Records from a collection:
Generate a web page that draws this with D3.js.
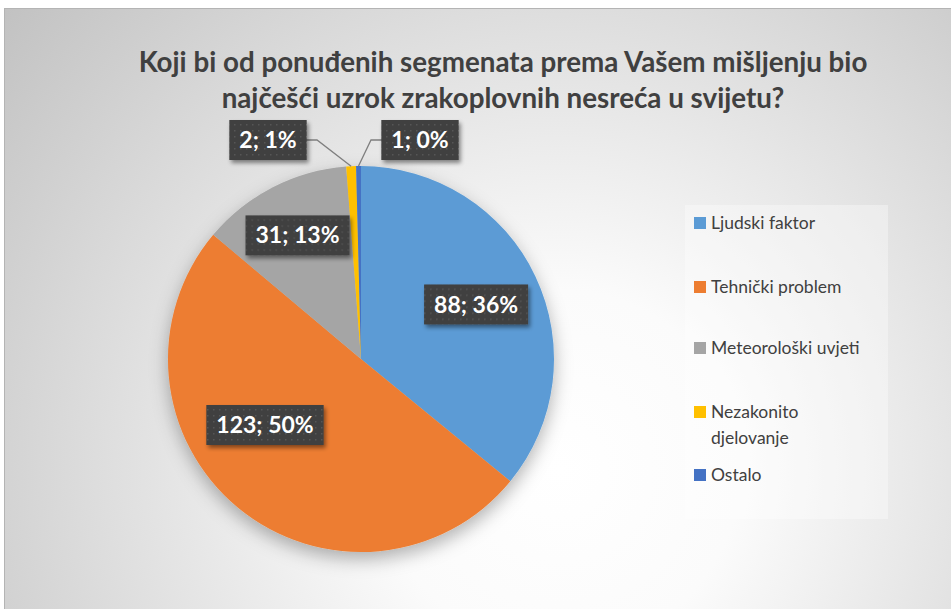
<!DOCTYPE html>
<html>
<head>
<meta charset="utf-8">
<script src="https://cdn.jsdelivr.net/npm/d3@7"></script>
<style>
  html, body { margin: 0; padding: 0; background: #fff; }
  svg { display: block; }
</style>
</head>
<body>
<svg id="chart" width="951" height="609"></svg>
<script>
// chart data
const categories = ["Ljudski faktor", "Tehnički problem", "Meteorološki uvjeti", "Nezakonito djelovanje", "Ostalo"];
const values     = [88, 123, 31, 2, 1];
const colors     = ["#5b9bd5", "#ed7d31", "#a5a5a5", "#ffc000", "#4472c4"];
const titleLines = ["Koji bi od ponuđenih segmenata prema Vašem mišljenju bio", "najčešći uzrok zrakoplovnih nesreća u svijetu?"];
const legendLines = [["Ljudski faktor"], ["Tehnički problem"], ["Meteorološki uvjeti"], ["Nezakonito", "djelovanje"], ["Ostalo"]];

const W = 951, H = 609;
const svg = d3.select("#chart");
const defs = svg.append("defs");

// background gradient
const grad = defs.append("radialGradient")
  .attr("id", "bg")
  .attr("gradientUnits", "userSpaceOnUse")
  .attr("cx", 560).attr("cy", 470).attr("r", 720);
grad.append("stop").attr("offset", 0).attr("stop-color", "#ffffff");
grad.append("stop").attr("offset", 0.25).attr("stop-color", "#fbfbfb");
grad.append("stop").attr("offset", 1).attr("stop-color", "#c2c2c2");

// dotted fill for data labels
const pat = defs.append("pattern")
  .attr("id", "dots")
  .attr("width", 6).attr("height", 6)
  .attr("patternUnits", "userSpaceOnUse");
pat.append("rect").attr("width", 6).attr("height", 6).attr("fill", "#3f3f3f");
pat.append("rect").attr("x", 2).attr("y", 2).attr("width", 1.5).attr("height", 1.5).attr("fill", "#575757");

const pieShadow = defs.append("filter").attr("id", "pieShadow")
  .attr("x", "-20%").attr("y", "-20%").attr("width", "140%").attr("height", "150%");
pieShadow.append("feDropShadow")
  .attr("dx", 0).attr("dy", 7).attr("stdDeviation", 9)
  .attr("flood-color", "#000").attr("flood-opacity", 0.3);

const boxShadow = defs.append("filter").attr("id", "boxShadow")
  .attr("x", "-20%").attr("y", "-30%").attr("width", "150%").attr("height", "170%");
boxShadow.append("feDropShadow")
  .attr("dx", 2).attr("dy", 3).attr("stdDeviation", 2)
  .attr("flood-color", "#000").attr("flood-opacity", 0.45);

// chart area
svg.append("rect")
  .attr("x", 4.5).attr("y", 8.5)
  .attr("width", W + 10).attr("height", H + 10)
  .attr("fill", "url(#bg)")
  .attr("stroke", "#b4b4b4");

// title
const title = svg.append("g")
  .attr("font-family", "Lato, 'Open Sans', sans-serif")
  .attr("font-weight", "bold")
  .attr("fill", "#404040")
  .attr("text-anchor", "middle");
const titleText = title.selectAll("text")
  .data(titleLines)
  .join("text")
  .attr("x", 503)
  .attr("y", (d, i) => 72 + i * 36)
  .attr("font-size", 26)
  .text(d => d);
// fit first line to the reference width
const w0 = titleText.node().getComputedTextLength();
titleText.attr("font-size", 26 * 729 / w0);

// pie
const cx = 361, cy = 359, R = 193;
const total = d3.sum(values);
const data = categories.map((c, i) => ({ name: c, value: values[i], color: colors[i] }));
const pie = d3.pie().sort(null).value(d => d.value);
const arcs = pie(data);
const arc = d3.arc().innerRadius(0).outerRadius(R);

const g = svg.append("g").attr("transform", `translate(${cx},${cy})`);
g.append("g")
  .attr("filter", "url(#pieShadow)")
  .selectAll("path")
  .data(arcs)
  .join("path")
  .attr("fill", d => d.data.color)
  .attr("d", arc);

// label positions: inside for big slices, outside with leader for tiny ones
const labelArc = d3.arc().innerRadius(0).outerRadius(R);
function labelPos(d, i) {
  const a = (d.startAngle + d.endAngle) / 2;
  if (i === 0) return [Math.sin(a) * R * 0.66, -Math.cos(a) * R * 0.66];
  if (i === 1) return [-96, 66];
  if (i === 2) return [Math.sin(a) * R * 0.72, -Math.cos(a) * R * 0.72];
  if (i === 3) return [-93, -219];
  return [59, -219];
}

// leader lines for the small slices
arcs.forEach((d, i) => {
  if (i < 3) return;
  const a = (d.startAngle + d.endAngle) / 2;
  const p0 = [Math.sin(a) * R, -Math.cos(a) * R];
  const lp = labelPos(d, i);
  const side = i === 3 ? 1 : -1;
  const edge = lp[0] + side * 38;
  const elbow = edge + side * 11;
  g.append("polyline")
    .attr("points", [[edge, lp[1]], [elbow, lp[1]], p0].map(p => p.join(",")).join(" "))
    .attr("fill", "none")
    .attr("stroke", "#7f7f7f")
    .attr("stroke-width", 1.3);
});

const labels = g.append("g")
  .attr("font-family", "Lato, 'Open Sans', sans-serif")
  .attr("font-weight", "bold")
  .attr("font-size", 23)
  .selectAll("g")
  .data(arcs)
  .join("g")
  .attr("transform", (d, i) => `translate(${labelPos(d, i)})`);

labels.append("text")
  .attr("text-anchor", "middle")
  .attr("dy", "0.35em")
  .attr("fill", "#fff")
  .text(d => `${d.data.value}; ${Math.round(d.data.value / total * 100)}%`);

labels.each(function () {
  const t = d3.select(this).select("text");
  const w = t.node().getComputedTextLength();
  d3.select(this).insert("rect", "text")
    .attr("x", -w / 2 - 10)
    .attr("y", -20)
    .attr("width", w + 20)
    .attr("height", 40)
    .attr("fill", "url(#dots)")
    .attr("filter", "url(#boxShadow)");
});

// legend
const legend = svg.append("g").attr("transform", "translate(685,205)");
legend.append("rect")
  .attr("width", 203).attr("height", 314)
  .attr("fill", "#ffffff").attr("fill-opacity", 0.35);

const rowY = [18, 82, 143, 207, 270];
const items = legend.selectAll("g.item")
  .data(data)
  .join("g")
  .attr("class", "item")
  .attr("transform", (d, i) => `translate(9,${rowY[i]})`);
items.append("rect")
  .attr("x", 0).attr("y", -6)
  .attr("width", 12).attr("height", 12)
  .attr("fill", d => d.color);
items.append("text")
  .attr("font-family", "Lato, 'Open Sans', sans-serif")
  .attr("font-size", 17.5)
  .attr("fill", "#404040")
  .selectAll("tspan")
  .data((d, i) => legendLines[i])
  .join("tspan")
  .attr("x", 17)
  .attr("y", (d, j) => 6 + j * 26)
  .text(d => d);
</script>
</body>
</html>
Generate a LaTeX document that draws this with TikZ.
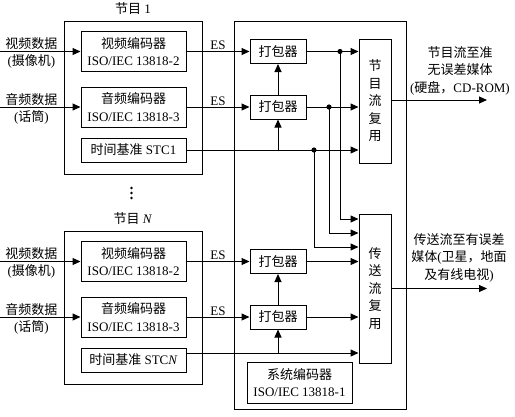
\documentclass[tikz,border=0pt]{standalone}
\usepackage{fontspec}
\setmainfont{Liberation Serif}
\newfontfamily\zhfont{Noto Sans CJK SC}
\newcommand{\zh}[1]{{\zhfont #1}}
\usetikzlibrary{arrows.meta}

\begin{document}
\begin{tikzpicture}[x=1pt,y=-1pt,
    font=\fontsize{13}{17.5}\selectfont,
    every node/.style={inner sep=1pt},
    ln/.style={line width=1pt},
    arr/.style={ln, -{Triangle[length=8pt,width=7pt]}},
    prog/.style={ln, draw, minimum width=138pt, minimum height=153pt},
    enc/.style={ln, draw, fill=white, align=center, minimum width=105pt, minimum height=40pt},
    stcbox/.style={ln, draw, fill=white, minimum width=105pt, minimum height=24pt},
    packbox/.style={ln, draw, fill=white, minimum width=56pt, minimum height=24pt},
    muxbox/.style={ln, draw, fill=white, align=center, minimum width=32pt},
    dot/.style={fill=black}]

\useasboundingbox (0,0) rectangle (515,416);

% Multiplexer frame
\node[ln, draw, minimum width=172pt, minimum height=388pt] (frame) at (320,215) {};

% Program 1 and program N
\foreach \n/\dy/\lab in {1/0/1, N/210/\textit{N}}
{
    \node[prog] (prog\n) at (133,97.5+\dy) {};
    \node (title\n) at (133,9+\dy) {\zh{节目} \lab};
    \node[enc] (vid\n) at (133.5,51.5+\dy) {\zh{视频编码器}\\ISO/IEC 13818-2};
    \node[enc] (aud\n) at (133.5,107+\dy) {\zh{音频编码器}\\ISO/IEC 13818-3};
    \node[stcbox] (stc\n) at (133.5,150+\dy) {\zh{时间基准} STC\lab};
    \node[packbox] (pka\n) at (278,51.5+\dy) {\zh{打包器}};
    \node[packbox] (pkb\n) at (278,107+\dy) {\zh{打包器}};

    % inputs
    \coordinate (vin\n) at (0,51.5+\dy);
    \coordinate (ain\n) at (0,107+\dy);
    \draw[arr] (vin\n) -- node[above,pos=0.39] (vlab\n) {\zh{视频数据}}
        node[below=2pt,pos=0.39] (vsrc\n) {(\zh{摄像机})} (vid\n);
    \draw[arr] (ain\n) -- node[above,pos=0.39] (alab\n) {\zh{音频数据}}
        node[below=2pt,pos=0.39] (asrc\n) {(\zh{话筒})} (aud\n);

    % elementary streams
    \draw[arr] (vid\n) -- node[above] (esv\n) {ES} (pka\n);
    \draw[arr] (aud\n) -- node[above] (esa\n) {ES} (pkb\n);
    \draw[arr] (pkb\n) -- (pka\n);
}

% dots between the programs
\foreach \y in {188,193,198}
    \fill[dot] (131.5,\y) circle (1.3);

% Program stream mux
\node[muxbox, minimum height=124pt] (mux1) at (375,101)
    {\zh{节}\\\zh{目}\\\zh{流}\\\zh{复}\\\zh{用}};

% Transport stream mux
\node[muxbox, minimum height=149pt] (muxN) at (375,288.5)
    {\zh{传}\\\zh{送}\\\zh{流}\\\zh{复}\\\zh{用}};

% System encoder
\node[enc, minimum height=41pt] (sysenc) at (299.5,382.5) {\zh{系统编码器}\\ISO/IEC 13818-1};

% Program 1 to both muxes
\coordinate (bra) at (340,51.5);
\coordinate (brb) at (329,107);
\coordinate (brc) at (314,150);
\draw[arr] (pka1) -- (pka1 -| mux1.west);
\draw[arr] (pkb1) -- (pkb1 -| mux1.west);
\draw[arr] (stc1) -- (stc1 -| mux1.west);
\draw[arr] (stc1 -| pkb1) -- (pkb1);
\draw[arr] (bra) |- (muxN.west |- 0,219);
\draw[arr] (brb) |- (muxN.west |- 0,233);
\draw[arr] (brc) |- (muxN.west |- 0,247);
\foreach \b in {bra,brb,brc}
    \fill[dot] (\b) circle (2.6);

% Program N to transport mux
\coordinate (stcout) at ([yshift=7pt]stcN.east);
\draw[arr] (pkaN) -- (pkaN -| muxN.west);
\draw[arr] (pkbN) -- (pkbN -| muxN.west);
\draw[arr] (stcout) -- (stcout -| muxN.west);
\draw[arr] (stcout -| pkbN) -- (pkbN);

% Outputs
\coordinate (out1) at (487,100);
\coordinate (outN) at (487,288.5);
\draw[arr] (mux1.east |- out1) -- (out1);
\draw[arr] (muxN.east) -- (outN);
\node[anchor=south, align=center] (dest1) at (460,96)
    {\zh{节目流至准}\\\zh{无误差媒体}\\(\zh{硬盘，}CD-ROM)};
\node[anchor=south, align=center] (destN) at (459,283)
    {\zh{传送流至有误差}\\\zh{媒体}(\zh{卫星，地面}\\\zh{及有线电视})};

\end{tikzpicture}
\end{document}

_What the task requires_: Both the line containing "Generate a LaTeX" and the line containing "(pkb\n) at (278,107+\dy)" belong in the copy, along with every line between them. Reproduce that stretch exactly, without the pictures.

_Result of the exercise_:
Generate a LaTeX document that draws this with TikZ.
\documentclass[tikz,border=0pt]{standalone}
\usepackage{fontspec}
\setmainfont{Liberation Serif}
\newfontfamily\zhfont{Noto Sans CJK SC}
\newcommand{\zh}[1]{{\zhfont #1}}
\usetikzlibrary{arrows.meta}

\begin{document}
\begin{tikzpicture}[x=1pt,y=-1pt,
    font=\fontsize{13}{17.5}\selectfont,
    every node/.style={inner sep=1pt},
    ln/.style={line width=1pt},
    arr/.style={ln, -{Triangle[length=8pt,width=7pt]}},
    prog/.style={ln, draw, minimum width=138pt, minimum height=153pt},
    enc/.style={ln, draw, fill=white, align=center, minimum width=105pt, minimum height=40pt},
    stcbox/.style={ln, draw, fill=white, minimum width=105pt, minimum height=24pt},
    packbox/.style={ln, draw, fill=white, minimum width=56pt, minimum height=24pt},
    muxbox/.style={ln, draw, fill=white, align=center, minimum width=32pt},
    dot/.style={fill=black}]

\useasboundingbox (0,0) rectangle (515,416);

% Multiplexer frame
\node[ln, draw, minimum width=172pt, minimum height=388pt] (frame) at (320,215) {};

% Program 1 and program N
\foreach \n/\dy/\lab in {1/0/1, N/210/\textit{N}}
{
    \node[prog] (prog\n) at (133,97.5+\dy) {};
    \node (title\n) at (133,9+\dy) {\zh{节目} \lab};
    \node[enc] (vid\n) at (133.5,51.5+\dy) {\zh{视频编码器}\\ISO/IEC 13818-2};
    \node[enc] (aud\n) at (133.5,107+\dy) {\zh{音频编码器}\\ISO/IEC 13818-3};
    \node[stcbox] (stc\n) at (133.5,150+\dy) {\zh{时间基准} STC\lab};
    \node[packbox] (pka\n) at (278,51.5+\dy) {\zh{打包器}};
    \node[packbox] (pkb\n) at (278,107+\dy) {\zh{打包器}};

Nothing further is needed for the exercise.